December 1st and the lights are up around the shrubs on the outside of the borders.
The view down the entire side of the house from the sidewalk. Dec 18th.
December 18th sees a dusting of snow on the Shade Path garden.

I hope that you have enjoying reading along with the Shade Path tour!

I am always adding small plants to its nooks and crannies (violets in spring, more seeds of columbine, forget-me-nots, etc). It is far from what it could be, but is oh so enjoyable as it is. My newest thoughts are about where to site new shade trees to begin them growing on to replace the older trees... and perhaps adding a medium sized yellow magnolia? We shall see.

For a more concise post with just one photo from each month, see the Shade Path Garden ~ April through December.
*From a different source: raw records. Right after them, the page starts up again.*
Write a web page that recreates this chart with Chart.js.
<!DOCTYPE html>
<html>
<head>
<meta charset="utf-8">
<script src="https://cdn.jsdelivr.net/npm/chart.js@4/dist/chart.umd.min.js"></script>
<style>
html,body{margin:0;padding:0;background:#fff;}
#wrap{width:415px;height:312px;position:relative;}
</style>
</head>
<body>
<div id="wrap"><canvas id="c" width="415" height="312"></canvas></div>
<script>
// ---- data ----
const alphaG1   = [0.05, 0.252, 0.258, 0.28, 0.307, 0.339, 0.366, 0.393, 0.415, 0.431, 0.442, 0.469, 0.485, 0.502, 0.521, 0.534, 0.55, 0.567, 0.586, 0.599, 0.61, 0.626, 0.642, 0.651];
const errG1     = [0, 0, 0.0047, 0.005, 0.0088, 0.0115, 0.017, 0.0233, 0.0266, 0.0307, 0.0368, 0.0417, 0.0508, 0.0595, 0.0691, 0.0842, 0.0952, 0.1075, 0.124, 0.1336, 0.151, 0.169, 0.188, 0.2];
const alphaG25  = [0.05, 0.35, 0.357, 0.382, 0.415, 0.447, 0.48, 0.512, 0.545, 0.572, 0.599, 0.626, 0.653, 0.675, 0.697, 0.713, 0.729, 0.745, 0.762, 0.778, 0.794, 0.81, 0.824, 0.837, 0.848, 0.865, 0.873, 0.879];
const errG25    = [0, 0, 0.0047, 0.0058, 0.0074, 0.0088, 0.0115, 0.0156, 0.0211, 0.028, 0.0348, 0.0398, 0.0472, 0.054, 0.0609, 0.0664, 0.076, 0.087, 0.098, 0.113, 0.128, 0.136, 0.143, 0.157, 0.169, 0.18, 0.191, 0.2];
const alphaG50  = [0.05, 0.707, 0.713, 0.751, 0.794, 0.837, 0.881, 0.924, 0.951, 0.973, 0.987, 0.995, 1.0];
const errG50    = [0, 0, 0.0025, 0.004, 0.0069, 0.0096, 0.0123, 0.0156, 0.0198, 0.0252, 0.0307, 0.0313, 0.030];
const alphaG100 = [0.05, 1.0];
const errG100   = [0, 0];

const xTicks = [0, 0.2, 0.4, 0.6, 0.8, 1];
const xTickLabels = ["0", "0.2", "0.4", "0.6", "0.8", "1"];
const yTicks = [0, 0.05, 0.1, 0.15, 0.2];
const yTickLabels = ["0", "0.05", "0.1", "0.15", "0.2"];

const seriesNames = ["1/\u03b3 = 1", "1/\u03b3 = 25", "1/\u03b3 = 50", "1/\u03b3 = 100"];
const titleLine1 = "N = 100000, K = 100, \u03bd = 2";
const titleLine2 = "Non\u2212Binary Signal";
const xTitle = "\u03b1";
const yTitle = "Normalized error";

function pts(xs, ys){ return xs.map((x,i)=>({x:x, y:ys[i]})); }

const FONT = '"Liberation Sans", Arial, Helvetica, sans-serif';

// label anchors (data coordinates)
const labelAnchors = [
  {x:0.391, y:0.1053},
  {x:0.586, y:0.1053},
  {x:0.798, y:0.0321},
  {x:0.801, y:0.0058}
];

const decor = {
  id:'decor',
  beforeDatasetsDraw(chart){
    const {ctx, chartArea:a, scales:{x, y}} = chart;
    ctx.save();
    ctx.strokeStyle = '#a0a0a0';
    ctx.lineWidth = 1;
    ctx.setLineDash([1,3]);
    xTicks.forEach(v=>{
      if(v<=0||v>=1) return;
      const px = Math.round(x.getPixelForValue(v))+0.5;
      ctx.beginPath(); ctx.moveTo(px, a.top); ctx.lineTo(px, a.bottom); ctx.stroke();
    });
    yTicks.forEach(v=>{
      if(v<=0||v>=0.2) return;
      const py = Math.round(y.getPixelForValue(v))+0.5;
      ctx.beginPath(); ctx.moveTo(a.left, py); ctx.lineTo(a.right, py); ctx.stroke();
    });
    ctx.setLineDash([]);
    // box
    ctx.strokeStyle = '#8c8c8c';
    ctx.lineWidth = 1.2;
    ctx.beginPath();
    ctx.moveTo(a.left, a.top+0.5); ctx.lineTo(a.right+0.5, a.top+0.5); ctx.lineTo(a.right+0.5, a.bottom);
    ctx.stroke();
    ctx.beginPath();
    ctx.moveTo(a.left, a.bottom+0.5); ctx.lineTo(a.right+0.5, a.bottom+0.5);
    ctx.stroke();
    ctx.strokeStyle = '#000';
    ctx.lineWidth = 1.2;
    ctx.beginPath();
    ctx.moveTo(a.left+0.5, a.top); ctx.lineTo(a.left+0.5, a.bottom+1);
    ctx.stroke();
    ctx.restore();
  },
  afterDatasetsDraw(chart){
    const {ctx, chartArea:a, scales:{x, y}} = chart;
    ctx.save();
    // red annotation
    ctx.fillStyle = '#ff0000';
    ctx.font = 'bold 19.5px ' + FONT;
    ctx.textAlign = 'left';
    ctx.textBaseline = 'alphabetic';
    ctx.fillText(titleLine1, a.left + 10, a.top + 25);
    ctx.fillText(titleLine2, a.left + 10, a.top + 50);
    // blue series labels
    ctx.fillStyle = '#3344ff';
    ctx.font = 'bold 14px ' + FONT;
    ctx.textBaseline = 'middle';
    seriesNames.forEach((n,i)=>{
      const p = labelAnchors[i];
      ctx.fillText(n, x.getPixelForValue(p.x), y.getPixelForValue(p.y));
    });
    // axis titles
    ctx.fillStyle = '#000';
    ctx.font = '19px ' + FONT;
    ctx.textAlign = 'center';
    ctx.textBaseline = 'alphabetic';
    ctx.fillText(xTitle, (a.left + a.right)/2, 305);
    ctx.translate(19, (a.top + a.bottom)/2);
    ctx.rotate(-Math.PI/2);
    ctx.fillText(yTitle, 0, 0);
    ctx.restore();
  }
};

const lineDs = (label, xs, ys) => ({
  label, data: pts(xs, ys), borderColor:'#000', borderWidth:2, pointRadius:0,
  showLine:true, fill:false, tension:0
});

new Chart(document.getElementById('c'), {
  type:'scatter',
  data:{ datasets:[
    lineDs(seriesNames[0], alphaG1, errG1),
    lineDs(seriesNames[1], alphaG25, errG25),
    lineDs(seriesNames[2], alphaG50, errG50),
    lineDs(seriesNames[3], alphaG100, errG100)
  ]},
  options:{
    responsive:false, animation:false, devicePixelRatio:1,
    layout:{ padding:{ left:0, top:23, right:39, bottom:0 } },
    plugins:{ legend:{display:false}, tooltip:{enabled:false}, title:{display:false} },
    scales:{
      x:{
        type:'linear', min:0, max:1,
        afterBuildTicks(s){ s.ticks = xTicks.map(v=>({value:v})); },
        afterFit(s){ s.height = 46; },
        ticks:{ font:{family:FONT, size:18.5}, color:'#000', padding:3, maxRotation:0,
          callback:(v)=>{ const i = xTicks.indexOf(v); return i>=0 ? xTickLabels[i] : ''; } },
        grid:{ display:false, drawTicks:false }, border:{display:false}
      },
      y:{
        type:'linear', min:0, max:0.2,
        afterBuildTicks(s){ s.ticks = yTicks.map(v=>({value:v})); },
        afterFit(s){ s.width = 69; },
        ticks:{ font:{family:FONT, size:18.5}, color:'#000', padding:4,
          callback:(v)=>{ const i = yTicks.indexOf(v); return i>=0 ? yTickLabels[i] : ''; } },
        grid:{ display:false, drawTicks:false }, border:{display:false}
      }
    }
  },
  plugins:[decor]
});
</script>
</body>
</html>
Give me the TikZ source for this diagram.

  1. Your shade path garden is simply splendid! You've achieved a royal symphony of color through the seasons. Thanks for sharing all the maintenance details too. I can only hope my garden will be half as beautiful someday! Those hanging baskets of begonias are a great touch for August (my most barren month).

    1. Search through nurseries when most of the customers are gone is a great way to find plants that you can get cheaply; many which you can overwinter for another year.
      Thanks for reading along!

  2. I am so glad to have read this post. (I will probably bookmark it for future reference!) I am just starting to plan my gardens, in a new, very shady home, and I got quite a few ideas from this post.

    Thanks for sharing!

    1. So glad I could help, Emily! I say start with your overall goals (flow, uses, focal points) and then add in all the pretties :) I love starting new gardens, though it can be a bit scary at times. Good luck!

  3. You really do pack so much into such a small space and your planting scheme throughout all the seasons is a lovely mix of colour, texture and shape.

    I really should plant my front garden up alot more - at least if I have the soil covered then I won't have to do as much watering. I never thought of cutting back the forget me nots - I normally ripe mine out as they self seed all over the place - maybe I should cut them back and enjoy the nice little domes of foliage at the front of the border.

    1. Rosie,
      I have been thinking a lot about squeezing in some more shrubs and trees... though as we are not sure how much longer we will be at this garden, it needs a bit of forethought instead of impulse plant buying :) So glad you enjoyed looking around.

  4. Julie it is everything I would hope for..the foxglove are stunning...i need to be reminded to clean up after some plants bloom to keep them fresh but alas run out of time usually...just stunning!

  5. Oh those foxgloves... I underplanted my serviceberry allee with foxglove, but after looking at your photos, I think I shall have to add twice as many this year, wonderful.

  6. You really are the Queen of succesional planting, it all looks so wonderful right through the year!! Just love all your foxgloves, must try that at the back of my shady borders and your photo of hostas, Euphorbia Robbiae and foxglove foliage is a delight!!

    1. Pauline,
      Thanks for your complements :) Foliage does carry the garden, especially in the shade. There are so many other plants that I would love to try someday in the shade, though many are damp-lovers, so they will have to wait.

  7. Great article. You very nearly did the garden justice, which isn't easy!

  8. As I have come to expect from you your shade garden is lovely. I was surprised that your digitalis did so well given what you said about moisture but they do look wonderful

    1. Digitalis grandiflora especially seems to deal well with the dry shade. D. purpurea has died off a bit, so that this year the show will be less intense... but here is a chance to try something else. :)

  9. Hello Julie! Incredible use of Digitalis in the June 4th image, what a glorious plant. Tucking the Clematis into the broken bark is a masterstroke!
    All the best! Bertie

  10. I loved seeing the garden change. It looks beautiful even in August! And your fall is glorious. And now I have some new ideas for my shady areas!

    1. Holley,
      Pleased that this info will translate to Texas! Your gardens are already so beautiful, but glad to encourage you some more.

  11. What a nice walk through the seasons. I really like the fact that you leave plants to self seed. Your foxgloves are very impressive. I am hoping mine will bloom this year and then self seed for the next generation.

  12. Your shade path garden is absolutely a success. You did a great job, Julie ! Congrats !
    PS : I refer to you in a post about crocus on my blog today.

    1. Isabelle, Thank you for the mention and compliments! I hope to feature C. 'Spring Beauty' this week also.

  13. Another brilliant post. I have so enjoyed this series of posts. Succession planting is so important and the smaller the garden the more important this is. We can all learn from this! Christina

    1. Christina,
      I am come to terms a bit with my small garden, and succession planting is certainly a way to embrace and be challenged by it. I am so glad that you have enjoyed them!

  14. I am impressed that garden in the shade of trees.
    With us, a similar area is too dry for hostas.
    I really wanted to try, but the soil is really too dry.
    I will try the digital, I added the good ground to put the hydrangeas, and last year, they started well.
    The fingerprints could occupy the land in June, just BEFORE the hygrangeas.
    Thank you for the good idea.

  15. Your Shade Path part of the garden is most certainly my favourite part, it looks truly beautiful. There's some really lovely planting combinations and it has given me lots of ideas and inspiration for my own shady garden (for one I will most certainly be planting foxgloves in mass), I hope that I can get even close to the year round colour and interest that you have. Simply gorgeous!